Это был далеко не первый случай, в котором проявился совершенно различный подход немецких и французских математиков к вопросу публикации результатов исследований. Достаточно вспомнить двух наиболее выдающихся и наиболее типичных представителей этих математических школ — Гаусса и Коши. Прежде чем посылать свои работы в печать, гениальный геттингенский ученый Карл Гаусс тщательно обрабатывал все изложение, крайне заботясь о краткости, изяществе методов и языка, устраняя всякие следы предварительных, черновых трудов. Он не только не торопился с опубликованием своих результатов, но оставлял их вылеживаться годами и даже десятками лет, временами возвращаясь к ним вновь, чтобы довести их до желаемого совершенства. Способ наименьших квадратов, например, он опубликовал через 15 лет после его разработки. Открыв эллиптические функции еще за 34 года до Абеля и Якоби, он так и не удосужился опубликовать эти исследования, и они появились только в “Наследии” великого математика, через 60 лет после его смерти. Многие результаты, достигнутые Бесселем, Гамильтоном, Абелем, Якоби и Коши, были еще раньше получены Гауссом, но так и не попали в печать при его жизни.

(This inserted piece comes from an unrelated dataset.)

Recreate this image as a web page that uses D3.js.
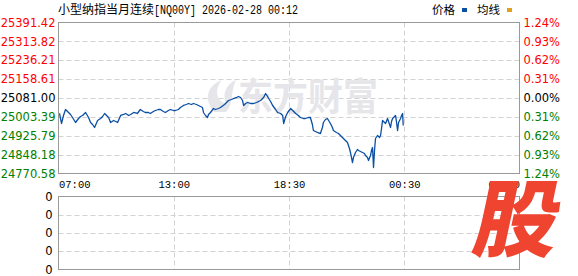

В отличие от него Огюстен Коши писал такое множество работ, и превосходных и торопливых, что их не могли вместить ни издания Парижской академии, ни тогдашние математические журналы. Поэтому знаменитый французский математик основал свой собственный журнал, в котором помещал исключительно свои статьи. Всего им было издано более 700 работ по самым различным вопросам математики и физики. Гаусс весьма резко и едко выразил свое мнение по этому поводу: “Коши страдает математическим поносом”. “Неизвестно, не говорил ли Коши в отместку, что Гаусс страдает математическим запором?” — замечает академик А. Н. Крылов, рассказав об этом конфликте стилей.